§ Rows:
⟨
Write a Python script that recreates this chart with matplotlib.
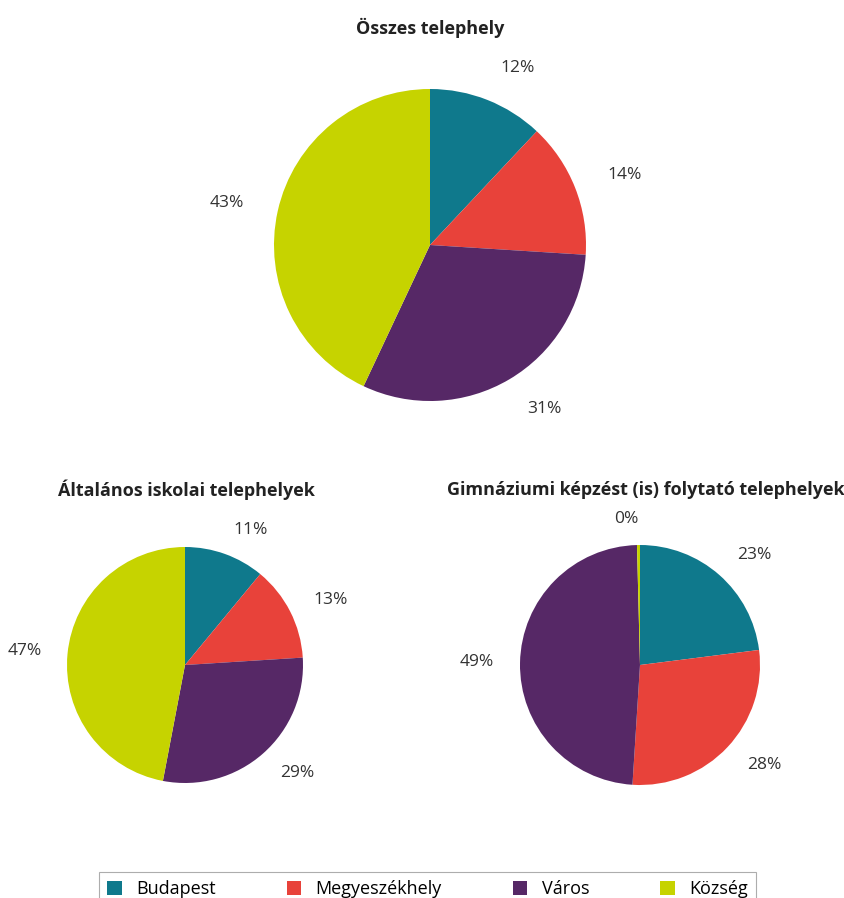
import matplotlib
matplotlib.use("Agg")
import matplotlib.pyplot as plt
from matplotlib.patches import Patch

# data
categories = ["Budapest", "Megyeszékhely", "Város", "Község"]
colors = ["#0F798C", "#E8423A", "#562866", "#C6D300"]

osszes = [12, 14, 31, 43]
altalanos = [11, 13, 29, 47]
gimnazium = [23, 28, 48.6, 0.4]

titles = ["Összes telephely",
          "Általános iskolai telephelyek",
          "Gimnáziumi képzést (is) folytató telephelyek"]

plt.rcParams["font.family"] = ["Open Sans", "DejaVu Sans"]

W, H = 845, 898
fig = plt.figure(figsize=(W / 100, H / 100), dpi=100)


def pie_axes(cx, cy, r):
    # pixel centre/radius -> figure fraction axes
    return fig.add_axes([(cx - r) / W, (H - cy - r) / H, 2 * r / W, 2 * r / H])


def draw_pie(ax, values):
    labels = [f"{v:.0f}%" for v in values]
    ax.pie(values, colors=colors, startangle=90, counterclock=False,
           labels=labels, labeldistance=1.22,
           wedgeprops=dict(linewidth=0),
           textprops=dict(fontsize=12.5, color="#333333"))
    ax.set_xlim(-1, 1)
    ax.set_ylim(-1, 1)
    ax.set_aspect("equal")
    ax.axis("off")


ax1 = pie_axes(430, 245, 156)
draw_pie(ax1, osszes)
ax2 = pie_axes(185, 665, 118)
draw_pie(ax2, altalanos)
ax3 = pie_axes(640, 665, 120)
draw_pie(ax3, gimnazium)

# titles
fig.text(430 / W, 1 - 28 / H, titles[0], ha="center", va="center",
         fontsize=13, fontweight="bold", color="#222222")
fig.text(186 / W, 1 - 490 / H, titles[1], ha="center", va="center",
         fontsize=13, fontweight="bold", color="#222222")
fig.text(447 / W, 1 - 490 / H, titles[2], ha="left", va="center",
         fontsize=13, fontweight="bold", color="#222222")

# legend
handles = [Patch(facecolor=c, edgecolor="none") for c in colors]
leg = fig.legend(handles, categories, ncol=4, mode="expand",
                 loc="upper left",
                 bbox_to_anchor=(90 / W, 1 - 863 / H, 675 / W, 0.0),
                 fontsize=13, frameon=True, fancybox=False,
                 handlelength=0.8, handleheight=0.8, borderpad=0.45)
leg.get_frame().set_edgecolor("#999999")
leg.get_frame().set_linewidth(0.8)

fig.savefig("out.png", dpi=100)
⟩
⟨
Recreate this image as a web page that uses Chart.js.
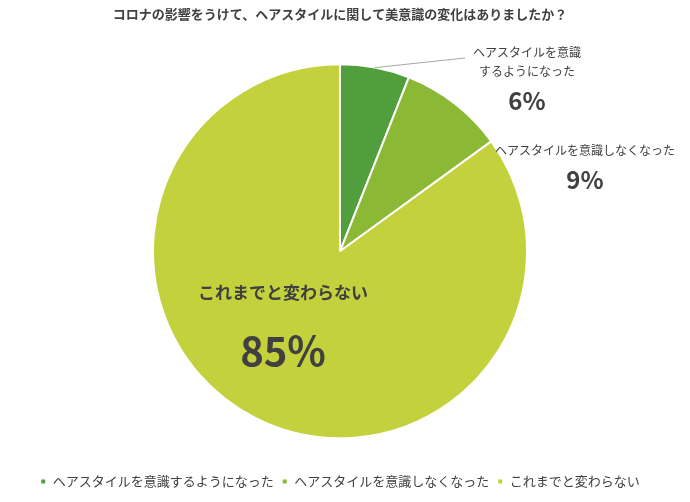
⟩
§ Exercise: Only the lines from the one with "Write a Python" through the one with "gimnazium = [23, 28, 48.6, 0.4]", both included, go in the copy, exactly as written. Leave the pictures behind.

§ Solution below:
Write a Python script that recreates this chart with matplotlib.
import matplotlib
matplotlib.use("Agg")
import matplotlib.pyplot as plt
from matplotlib.patches import Patch

# data
categories = ["Budapest", "Megyeszékhely", "Város", "Község"]
colors = ["#0F798C", "#E8423A", "#562866", "#C6D300"]

osszes = [12, 14, 31, 43]
altalanos = [11, 13, 29, 47]
gimnazium = [23, 28, 48.6, 0.4]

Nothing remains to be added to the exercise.